▶ DATASET EXCERPTS
★ ★ ★ ★
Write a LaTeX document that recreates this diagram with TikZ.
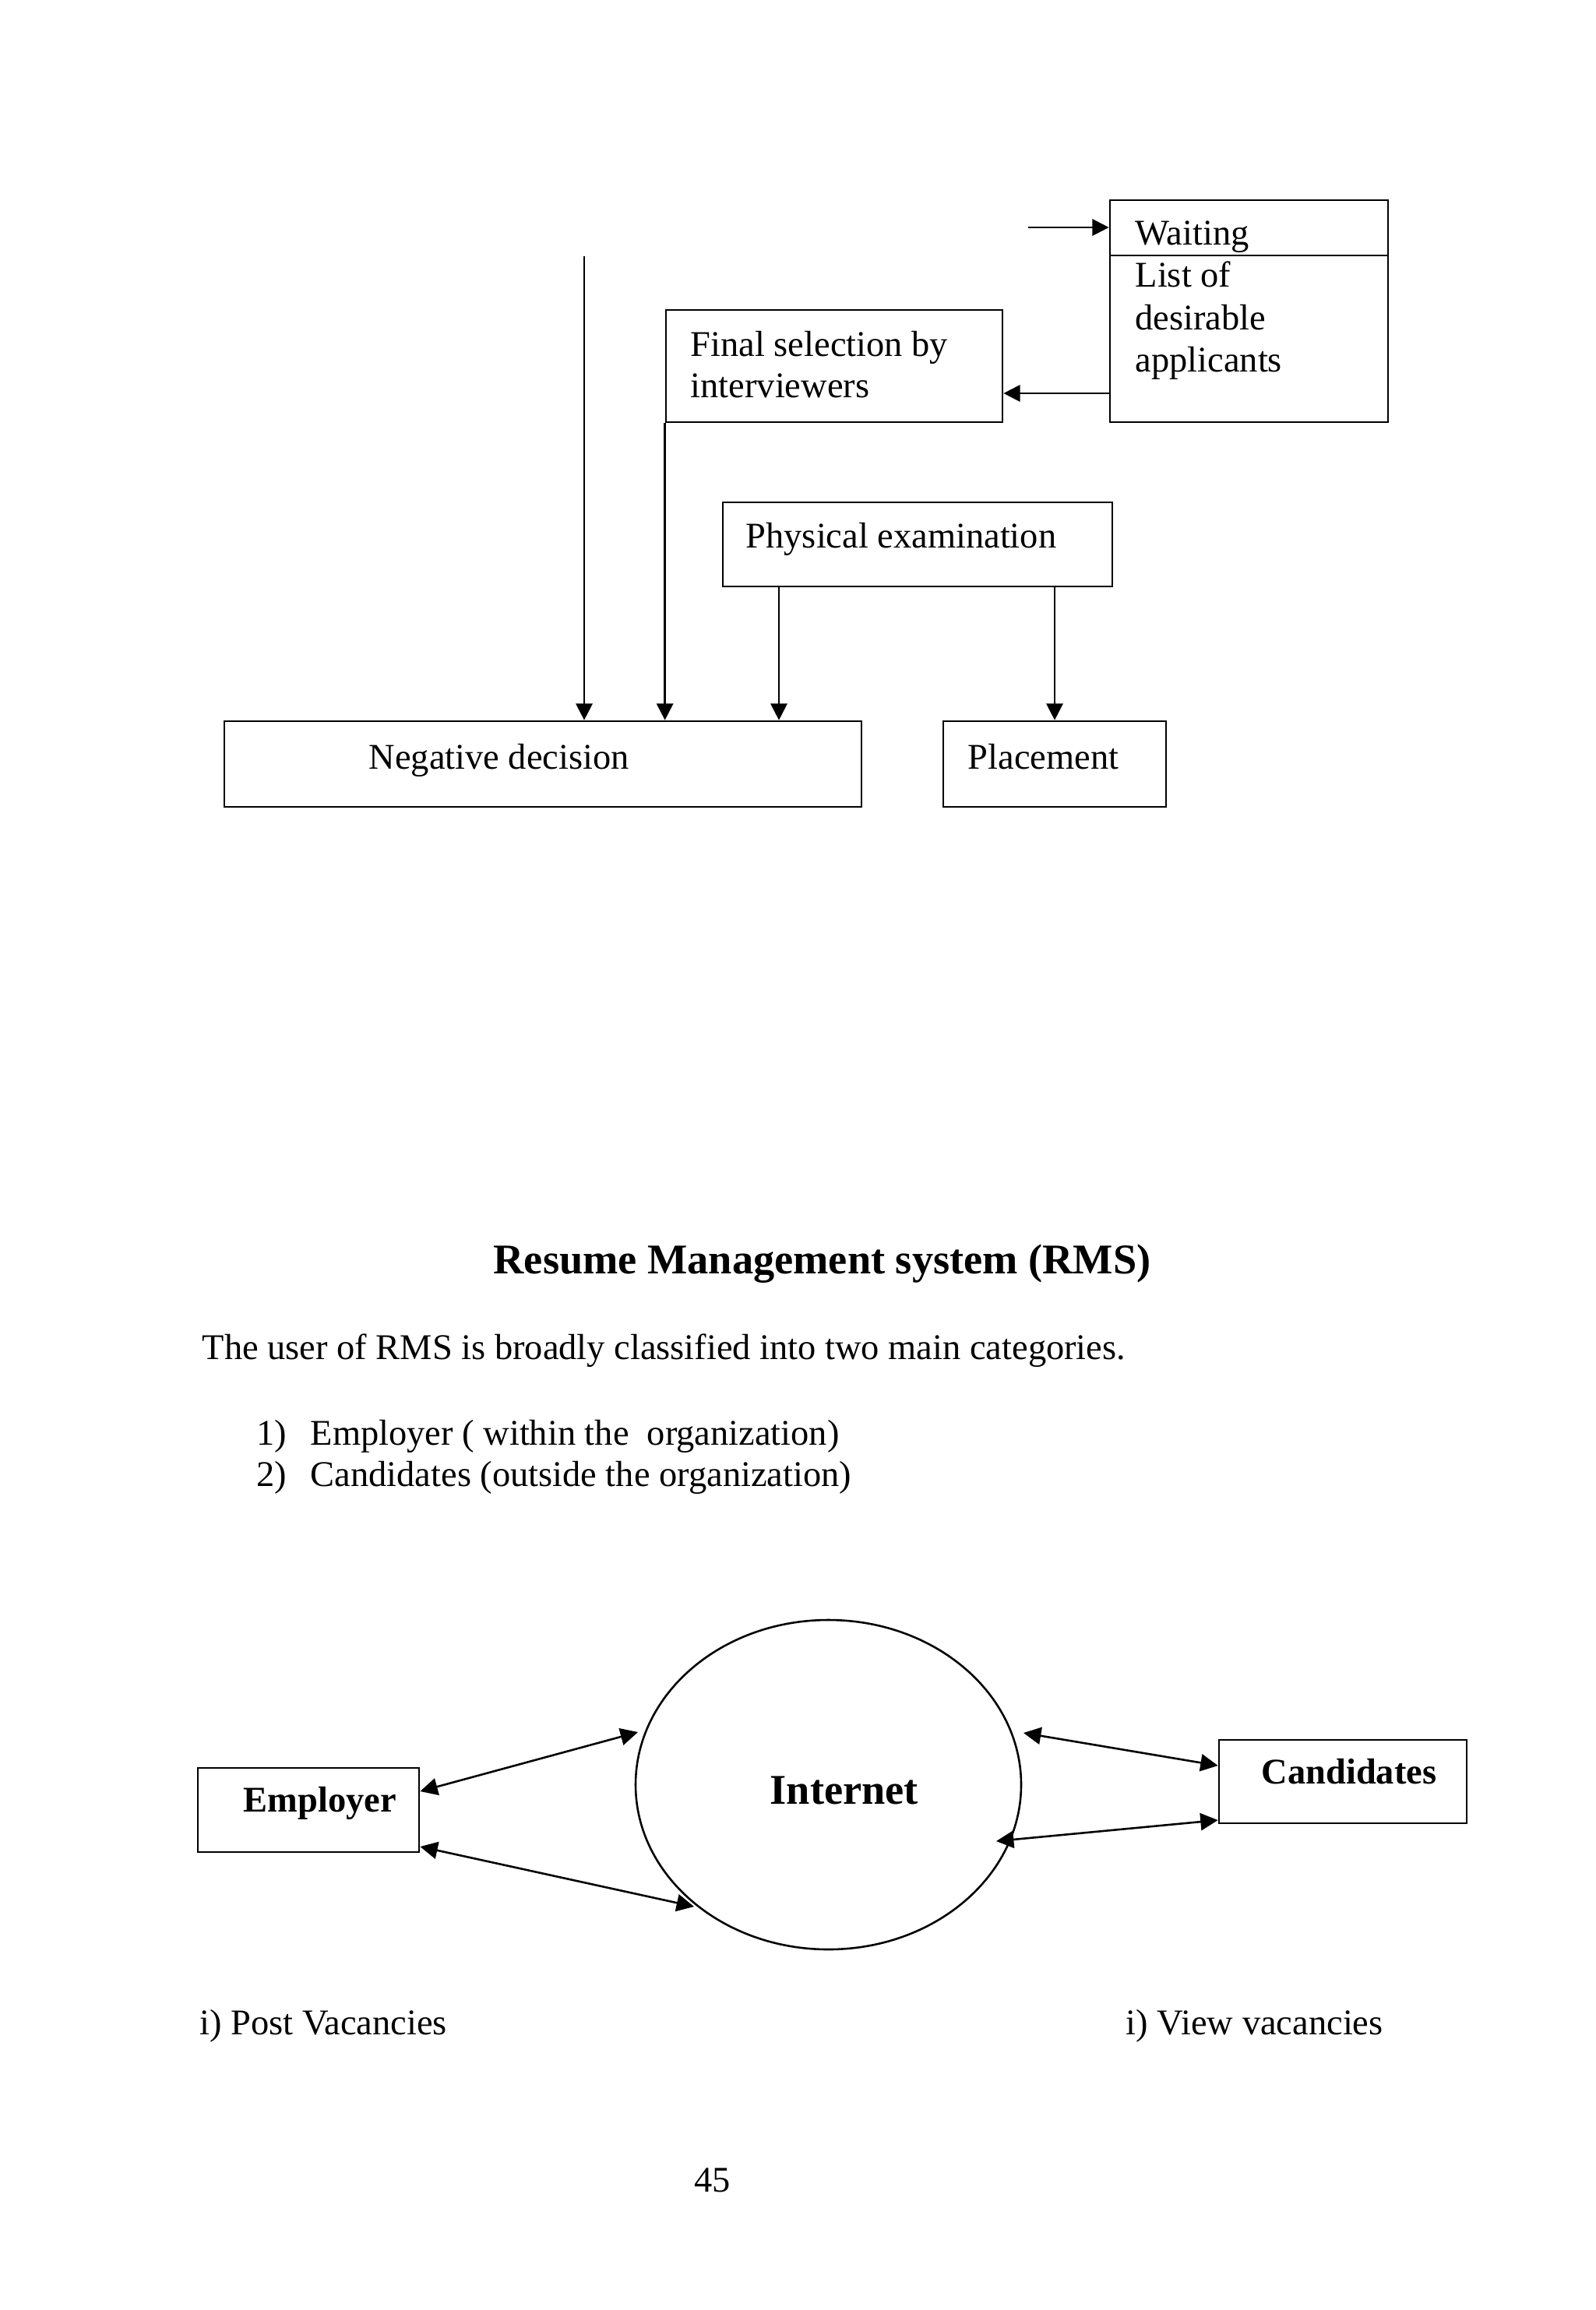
★ ★ ★ ★
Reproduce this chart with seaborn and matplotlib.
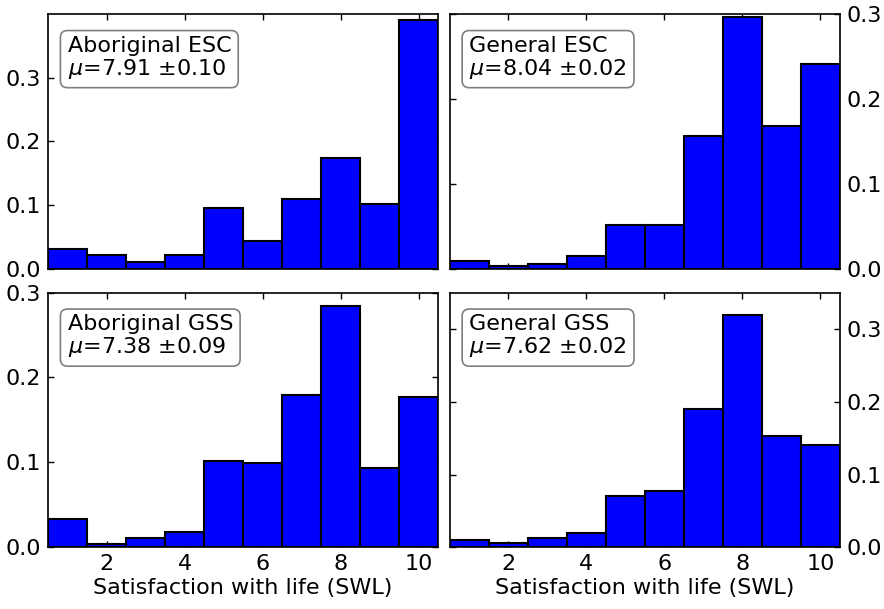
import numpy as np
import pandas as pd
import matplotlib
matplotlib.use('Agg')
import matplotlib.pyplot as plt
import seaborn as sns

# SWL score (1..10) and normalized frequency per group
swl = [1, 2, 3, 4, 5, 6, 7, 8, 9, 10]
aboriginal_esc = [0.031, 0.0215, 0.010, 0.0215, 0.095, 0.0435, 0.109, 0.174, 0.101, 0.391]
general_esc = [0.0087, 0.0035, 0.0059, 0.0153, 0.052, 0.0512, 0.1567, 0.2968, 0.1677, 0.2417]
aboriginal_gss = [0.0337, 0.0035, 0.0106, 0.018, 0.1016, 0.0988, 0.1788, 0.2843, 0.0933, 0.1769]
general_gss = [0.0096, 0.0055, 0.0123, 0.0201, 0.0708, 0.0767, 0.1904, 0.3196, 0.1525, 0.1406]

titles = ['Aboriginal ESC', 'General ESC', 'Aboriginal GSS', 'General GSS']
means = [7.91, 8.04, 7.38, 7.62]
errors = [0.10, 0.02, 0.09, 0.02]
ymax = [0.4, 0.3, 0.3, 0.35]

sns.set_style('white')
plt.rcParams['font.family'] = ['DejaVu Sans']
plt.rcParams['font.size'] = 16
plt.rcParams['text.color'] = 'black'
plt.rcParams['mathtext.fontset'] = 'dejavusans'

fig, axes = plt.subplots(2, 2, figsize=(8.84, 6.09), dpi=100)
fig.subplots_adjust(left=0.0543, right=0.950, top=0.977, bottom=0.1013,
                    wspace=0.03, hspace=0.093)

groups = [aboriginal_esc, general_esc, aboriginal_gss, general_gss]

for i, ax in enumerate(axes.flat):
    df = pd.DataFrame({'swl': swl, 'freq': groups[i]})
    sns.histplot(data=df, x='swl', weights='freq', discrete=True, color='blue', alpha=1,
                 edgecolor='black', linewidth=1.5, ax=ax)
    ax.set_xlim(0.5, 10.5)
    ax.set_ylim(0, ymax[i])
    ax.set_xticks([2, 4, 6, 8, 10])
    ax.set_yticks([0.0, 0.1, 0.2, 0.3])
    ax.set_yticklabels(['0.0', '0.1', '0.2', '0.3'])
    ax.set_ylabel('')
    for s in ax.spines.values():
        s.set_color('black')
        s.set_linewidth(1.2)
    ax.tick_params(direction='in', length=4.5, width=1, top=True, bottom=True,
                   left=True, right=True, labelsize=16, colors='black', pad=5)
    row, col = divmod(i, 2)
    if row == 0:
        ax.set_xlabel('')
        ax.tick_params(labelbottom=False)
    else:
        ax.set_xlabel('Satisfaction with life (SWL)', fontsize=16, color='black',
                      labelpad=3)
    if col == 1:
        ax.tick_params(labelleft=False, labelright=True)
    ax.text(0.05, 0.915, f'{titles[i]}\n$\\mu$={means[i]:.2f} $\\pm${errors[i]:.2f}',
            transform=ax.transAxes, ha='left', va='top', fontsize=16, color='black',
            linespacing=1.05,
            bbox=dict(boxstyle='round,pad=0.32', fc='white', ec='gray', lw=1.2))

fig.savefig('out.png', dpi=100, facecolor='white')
★ ★ ★ ★
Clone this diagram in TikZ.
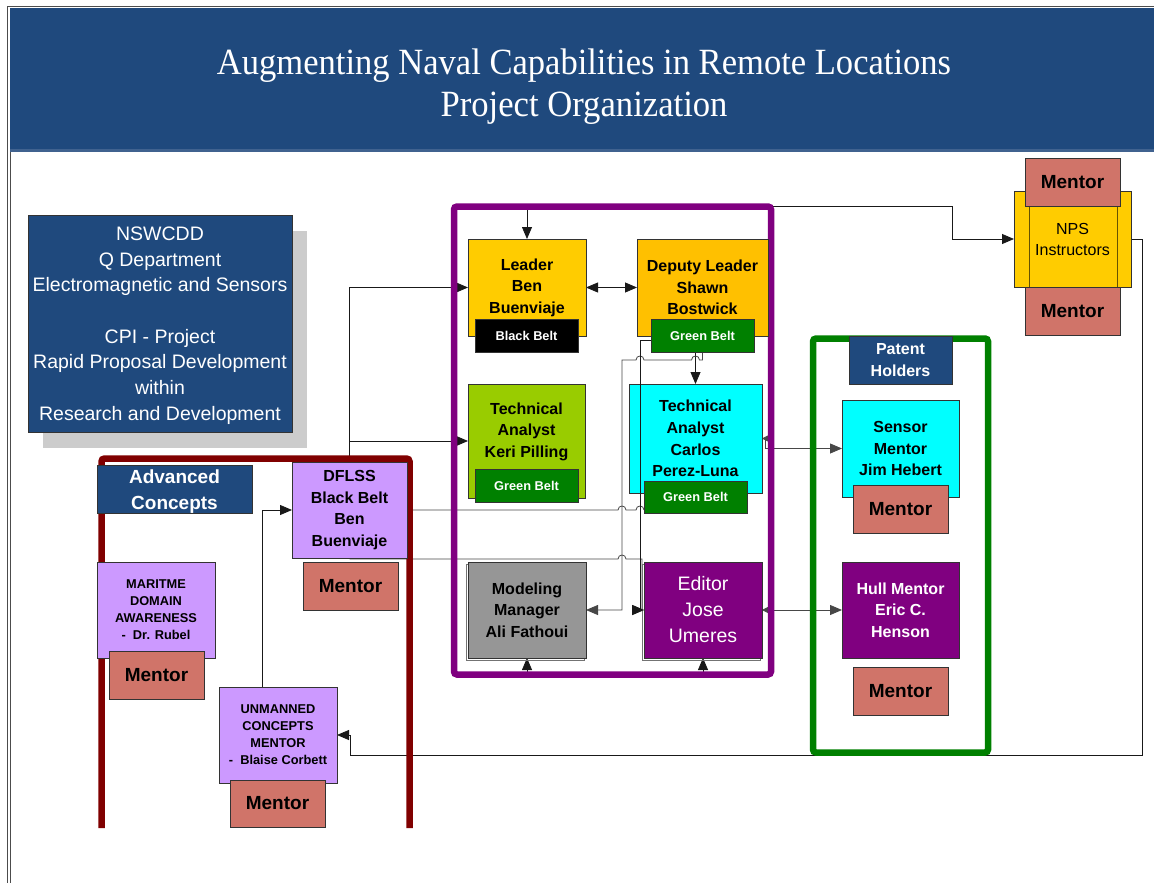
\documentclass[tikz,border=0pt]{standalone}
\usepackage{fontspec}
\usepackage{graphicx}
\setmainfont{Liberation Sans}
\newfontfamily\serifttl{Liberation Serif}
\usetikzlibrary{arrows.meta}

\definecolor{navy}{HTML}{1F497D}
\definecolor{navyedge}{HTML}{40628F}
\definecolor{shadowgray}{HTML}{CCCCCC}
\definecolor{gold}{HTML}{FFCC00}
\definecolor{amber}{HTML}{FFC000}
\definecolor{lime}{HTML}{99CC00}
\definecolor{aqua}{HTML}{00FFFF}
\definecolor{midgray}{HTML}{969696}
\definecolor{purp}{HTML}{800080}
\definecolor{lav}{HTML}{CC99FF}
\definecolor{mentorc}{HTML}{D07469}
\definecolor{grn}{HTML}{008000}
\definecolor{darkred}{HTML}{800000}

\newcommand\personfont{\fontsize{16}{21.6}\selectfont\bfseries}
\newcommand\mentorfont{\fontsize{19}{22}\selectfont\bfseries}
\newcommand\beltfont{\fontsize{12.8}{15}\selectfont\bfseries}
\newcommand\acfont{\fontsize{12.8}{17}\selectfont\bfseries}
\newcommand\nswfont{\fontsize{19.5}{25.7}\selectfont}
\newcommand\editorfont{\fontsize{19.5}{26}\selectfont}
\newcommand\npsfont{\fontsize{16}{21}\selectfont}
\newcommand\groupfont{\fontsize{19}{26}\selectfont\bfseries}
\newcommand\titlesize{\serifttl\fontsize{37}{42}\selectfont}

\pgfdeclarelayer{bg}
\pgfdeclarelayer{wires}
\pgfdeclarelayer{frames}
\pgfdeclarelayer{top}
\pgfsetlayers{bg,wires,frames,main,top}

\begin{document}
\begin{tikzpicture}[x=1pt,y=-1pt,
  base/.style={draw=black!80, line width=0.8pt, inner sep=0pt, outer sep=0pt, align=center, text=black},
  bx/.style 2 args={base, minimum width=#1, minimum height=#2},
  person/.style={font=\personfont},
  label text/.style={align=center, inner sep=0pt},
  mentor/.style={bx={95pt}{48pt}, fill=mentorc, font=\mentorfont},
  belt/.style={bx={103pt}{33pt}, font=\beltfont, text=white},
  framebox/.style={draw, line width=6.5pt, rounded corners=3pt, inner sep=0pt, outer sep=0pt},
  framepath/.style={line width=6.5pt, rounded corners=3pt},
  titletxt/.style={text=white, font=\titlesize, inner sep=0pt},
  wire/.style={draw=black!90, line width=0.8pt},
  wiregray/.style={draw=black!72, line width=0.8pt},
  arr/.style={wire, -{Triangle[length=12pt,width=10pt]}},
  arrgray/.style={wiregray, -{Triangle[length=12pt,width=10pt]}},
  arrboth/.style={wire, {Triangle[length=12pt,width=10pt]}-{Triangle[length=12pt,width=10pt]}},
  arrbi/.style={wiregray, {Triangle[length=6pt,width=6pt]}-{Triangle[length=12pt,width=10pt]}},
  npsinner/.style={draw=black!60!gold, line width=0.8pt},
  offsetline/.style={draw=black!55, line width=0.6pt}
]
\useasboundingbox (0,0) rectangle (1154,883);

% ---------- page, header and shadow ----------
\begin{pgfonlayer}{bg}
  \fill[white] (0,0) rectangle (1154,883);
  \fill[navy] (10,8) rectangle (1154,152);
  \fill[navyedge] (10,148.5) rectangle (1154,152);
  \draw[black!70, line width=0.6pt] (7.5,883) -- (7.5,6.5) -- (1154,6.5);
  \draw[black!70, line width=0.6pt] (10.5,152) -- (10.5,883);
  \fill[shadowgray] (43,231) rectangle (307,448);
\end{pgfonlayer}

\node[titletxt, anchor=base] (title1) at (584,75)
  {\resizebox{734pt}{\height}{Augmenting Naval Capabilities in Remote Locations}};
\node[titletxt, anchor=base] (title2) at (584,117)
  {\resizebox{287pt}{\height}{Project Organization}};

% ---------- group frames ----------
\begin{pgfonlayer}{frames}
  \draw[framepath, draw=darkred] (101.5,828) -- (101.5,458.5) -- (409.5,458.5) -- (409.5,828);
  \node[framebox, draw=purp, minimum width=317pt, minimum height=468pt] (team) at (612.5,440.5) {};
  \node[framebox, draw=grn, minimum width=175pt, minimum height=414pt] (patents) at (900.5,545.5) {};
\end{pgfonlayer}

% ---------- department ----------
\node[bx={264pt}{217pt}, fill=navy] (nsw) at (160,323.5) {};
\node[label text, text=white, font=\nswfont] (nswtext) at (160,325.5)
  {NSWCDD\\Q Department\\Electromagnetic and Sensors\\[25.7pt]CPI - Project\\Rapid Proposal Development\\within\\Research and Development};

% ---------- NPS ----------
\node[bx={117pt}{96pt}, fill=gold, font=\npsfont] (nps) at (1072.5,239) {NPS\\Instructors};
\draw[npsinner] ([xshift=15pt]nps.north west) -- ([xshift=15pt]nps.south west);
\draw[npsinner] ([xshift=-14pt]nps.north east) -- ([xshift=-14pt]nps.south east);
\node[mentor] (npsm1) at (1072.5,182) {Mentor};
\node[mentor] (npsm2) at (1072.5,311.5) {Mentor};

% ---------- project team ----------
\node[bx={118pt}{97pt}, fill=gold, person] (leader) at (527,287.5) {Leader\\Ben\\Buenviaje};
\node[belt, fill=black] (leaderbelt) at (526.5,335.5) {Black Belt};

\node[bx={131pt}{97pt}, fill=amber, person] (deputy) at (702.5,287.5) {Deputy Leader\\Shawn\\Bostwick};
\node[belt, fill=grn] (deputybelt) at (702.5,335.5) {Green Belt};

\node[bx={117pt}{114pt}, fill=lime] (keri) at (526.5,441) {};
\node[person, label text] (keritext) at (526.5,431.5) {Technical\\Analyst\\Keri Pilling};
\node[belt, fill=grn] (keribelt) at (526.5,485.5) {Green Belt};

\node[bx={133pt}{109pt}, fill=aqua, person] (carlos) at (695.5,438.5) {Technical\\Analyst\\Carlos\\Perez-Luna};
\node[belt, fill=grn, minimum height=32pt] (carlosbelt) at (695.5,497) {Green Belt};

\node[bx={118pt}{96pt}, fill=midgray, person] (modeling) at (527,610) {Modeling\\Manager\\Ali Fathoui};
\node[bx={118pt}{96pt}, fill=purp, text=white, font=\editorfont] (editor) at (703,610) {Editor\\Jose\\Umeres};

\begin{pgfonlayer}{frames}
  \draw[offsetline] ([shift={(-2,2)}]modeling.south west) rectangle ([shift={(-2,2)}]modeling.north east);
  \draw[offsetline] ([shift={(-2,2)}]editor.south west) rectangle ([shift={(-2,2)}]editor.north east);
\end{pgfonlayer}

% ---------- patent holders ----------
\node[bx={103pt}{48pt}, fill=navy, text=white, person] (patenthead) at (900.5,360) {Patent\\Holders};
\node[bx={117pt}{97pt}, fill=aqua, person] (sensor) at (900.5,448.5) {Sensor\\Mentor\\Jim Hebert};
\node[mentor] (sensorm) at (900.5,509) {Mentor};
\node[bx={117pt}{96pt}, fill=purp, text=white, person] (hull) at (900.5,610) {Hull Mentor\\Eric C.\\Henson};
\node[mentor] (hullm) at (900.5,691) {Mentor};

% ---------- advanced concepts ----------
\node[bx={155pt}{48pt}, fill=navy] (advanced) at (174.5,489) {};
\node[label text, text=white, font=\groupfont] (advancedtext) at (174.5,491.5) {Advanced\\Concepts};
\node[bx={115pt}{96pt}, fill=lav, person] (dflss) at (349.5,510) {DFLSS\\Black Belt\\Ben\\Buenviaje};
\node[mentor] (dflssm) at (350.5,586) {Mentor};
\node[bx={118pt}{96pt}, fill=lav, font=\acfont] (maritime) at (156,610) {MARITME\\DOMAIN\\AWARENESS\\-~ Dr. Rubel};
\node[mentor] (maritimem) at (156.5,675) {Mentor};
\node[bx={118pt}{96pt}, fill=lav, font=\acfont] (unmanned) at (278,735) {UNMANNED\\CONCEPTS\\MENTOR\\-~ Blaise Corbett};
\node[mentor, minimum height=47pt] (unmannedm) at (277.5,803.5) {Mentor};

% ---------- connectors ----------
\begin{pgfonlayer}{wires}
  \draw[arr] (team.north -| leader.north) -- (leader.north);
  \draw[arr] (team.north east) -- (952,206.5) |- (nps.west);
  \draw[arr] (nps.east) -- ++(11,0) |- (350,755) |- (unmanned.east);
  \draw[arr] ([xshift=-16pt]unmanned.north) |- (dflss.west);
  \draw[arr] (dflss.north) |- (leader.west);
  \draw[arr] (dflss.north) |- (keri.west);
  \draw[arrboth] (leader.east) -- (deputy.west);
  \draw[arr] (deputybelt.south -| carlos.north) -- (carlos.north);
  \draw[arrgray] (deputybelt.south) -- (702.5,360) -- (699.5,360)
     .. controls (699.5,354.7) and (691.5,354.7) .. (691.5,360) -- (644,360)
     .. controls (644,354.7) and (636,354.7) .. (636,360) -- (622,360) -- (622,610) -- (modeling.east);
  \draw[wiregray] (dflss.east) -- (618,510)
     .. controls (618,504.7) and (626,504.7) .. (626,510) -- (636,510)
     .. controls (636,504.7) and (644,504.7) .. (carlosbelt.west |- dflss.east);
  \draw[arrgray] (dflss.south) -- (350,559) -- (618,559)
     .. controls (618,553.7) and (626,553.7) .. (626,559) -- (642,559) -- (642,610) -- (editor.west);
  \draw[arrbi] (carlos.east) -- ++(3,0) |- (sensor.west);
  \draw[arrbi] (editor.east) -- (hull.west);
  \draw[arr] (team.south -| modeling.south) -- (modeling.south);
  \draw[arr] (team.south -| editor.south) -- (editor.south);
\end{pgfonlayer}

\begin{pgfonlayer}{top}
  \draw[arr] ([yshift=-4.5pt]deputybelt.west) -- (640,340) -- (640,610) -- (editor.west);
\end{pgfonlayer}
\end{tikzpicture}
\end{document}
★ ★ ★ ★
▶ PROMPT
Reproduce exactly the section that begins with the line containing "Reproduce this chart" and ends with the line containing "general_esc, aboriginal_gss, general_gss]". Both boundary lines belong in the copy, but pictures do not.

▶ PROBLEM SOLUTION
Reproduce this chart with seaborn and matplotlib.
import numpy as np
import pandas as pd
import matplotlib
matplotlib.use('Agg')
import matplotlib.pyplot as plt
import seaborn as sns

# SWL score (1..10) and normalized frequency per group
swl = [1, 2, 3, 4, 5, 6, 7, 8, 9, 10]
aboriginal_esc = [0.031, 0.0215, 0.010, 0.0215, 0.095, 0.0435, 0.109, 0.174, 0.101, 0.391]
general_esc = [0.0087, 0.0035, 0.0059, 0.0153, 0.052, 0.0512, 0.1567, 0.2968, 0.1677, 0.2417]
aboriginal_gss = [0.0337, 0.0035, 0.0106, 0.018, 0.1016, 0.0988, 0.1788, 0.2843, 0.0933, 0.1769]
general_gss = [0.0096, 0.0055, 0.0123, 0.0201, 0.0708, 0.0767, 0.1904, 0.3196, 0.1525, 0.1406]

titles = ['Aboriginal ESC', 'General ESC', 'Aboriginal GSS', 'General GSS']
means = [7.91, 8.04, 7.38, 7.62]
errors = [0.10, 0.02, 0.09, 0.02]
ymax = [0.4, 0.3, 0.3, 0.35]

sns.set_style('white')
plt.rcParams['font.family'] = ['DejaVu Sans']
plt.rcParams['font.size'] = 16
plt.rcParams['text.color'] = 'black'
plt.rcParams['mathtext.fontset'] = 'dejavusans'

fig, axes = plt.subplots(2, 2, figsize=(8.84, 6.09), dpi=100)
fig.subplots_adjust(left=0.0543, right=0.950, top=0.977, bottom=0.1013,
                    wspace=0.03, hspace=0.093)

groups = [aboriginal_esc, general_esc, aboriginal_gss, general_gss]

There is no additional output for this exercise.